Sure, enough nukes could finish off the human race, but that's out of the price range for most shoppers in this market. In the long term, climate change might do it, but who's got that sort of time? You're probably left with something like a biological agent, a pathogen of some sort, and still run the risk of pockets of people hiding away or being immune. Still, let's say you did it, it worked, humans are gone. Yay! You destroyed the world! Right?
No. You extinguished one species. You have a long way to go on the entire world.
So you put your mind to it.
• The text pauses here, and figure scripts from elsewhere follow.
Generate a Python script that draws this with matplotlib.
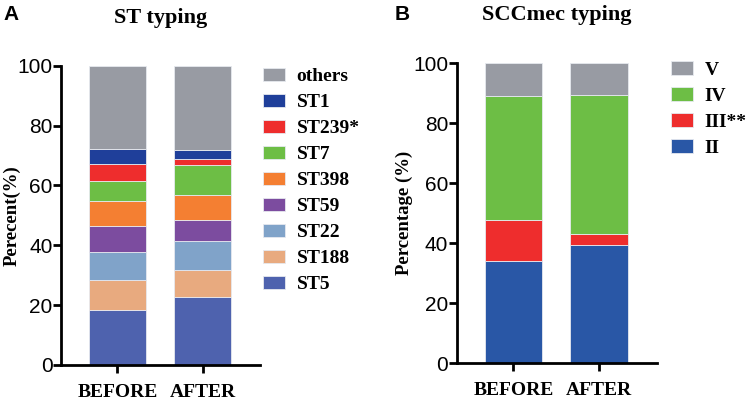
import matplotlib
matplotlib.use("Agg")
import matplotlib.pyplot as plt
from matplotlib.patches import Patch

groups = ['BEFORE', 'AFTER']

# panel A: ST typing, bottom to top
st_names = ['ST5', 'ST188', 'ST22', 'ST59', 'ST398', 'ST7', 'ST239*', 'ST1', 'others']
st_before = [18.4, 9.9, 9.5, 8.6, 8.4, 6.7, 5.7, 4.9, 27.9]
st_after = [22.7, 9.0, 9.7, 6.9, 8.5, 10.0, 1.9, 3.0, 28.3]
st_colors = ['#4e62ae', '#e8aa7f', '#80a3c9', '#7c4c9f', '#f47f32',
             '#6dbe45', '#ee2d2d', '#1f3f9a', '#989ba3']

# panel B: SCCmec typing, bottom to top
scc_names = ['II', 'III**', 'IV', 'V']
scc_before = [34.1, 13.8, 41.2, 10.9]
scc_after = [39.4, 3.8, 46.2, 10.6]
scc_colors = ['#2957a6', '#ee2d2d', '#6dbe45', '#989ba3']

serif = 'Liberation Serif'
sans = 'Liberation Sans'
W, H = 749, 401

fig = plt.figure(figsize=(W / 100, H / 100), dpi=100)


def stacked(ax, names, before, after, colors, ylabel, labelpad):
    bottoms = [0, 0]
    handles = []
    for name, b, a, c in zip(names, before, after, colors):
        ax.bar([0, 1], [b, a], bottom=bottoms, width=0.67, color=c,
               edgecolor='#e6e9ef', linewidth=0.6)
        bottoms = [bottoms[0] + b, bottoms[1] + a]
        handles.append(Patch(facecolor=c, edgecolor='#e6e9ef', linewidth=0.6, label=name))
    ax.set_xlim(-0.66, 1.67)
    ax.set_ylim(0, 100)
    ax.set_yticks(range(0, 101, 20))
    ax.set_xticks([0, 1])
    ax.set_xticklabels(groups, fontfamily=serif, fontweight='bold', fontsize=14)
    for lab in ax.get_yticklabels():
        lab.set_fontfamily(sans)
        lab.set_fontsize(15)
    ax.spines['top'].set_visible(False)
    ax.spines['right'].set_visible(False)
    for s in ('left', 'bottom'):
        ax.spines[s].set_linewidth(2.0)
    ax.tick_params(axis='both', width=2.0, length=5.5, pad=0.5)
    ax.tick_params(axis='x', length=5.5, pad=8)
    ax.set_ylabel(ylabel, fontfamily=serif, fontweight='bold', fontsize=13.5, labelpad=labelpad)
    return handles[::-1]


def legend(ax, handles, x, y):
    ax.legend(handles=handles, loc='upper left', bbox_to_anchor=(x, y), frameon=False,
              prop={'family': serif, 'weight': 'bold', 'size': 14},
              handlelength=1.13, handleheight=0.7, labelspacing=0.43, handletextpad=0.6,
              borderaxespad=0.0, borderpad=0.0)


axA = fig.add_axes([61 / W, (H - 365) / H, 199 / W, 299.3 / H])
hA = stacked(axA, st_names, st_before, st_after, st_colors, 'Perecent(%)', -2)
axA.set_title('ST typing', fontfamily=serif, fontweight='bold', fontsize=16, pad=31)
legend(axA, hA, 1.015, 0.993)

axB = fig.add_axes([456.7 / W, (H - 363.3) / H, 200 / W, 300 / H])
hB = stacked(axB, scc_names, scc_before, scc_after, scc_colors, 'Percentage (%)', 0)
axB.set_title('SCCmec typing', fontfamily=serif, fontweight='bold', fontsize=16, pad=31)
legend(axB, hB, 1.0715, 1.006)

fig.text(3 / W, 1 - 15 / H, 'A', fontfamily=sans, fontweight='bold', fontsize=15, va='center')
fig.text(395 / W, 1 - 15 / H, 'B', fontfamily=sans, fontweight='bold', fontsize=15, va='center')

fig.savefig('out.png', dpi=100)
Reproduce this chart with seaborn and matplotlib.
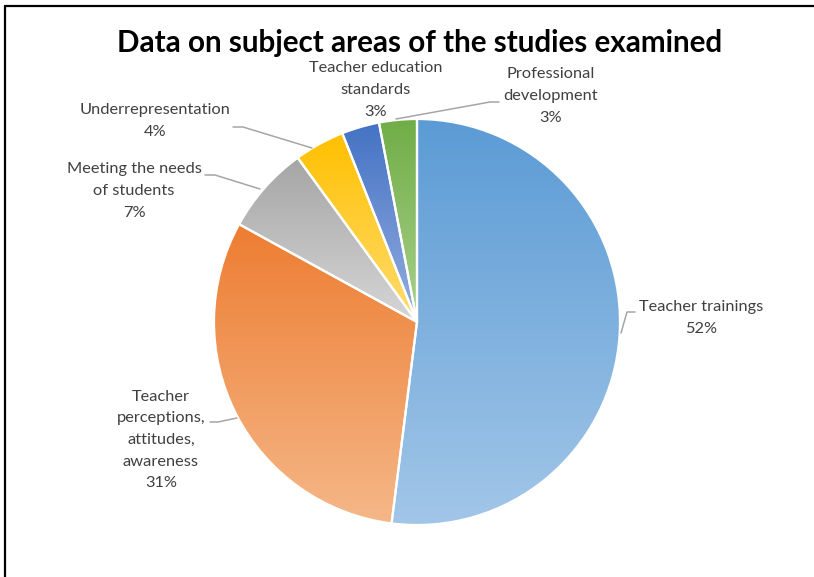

Defoliation agents for the plants, the cast of Deadliest Catch to get the crabs (you planned ahead and saved them from the nuclear fallout), a few billion tons of boric acid for the roaches-- get it all covered. Yay, party time?
Again, no. If you were meticulously thorough, you killed all life, but really the project has just begun. Everything is dead, but it's all still here. The Earth is still here. And if you thought rooting out the last extremophiles was hard work, you've never had to try & sweep 6 * 10^24 kg of mass under the rug.
Do you break it up? Is that enough? Technically it's still there and if you leave it it will all just accrete back together. So maybe you decide to push it into the Sun, either piece by piece or all at once, depending on on your level of godhood.
Finally, you can relax. Cut yourself a nice piece of "I destroyed the world" cake. Have a beer... ... ... Ehh, maybe don't eat the cake or drink the beer. You didn't really destroy the world, of it's matter sti exists. It's not gone, it's just molten.
So no cake for you. In fact, it will be a long long time before you see any cake coming your way.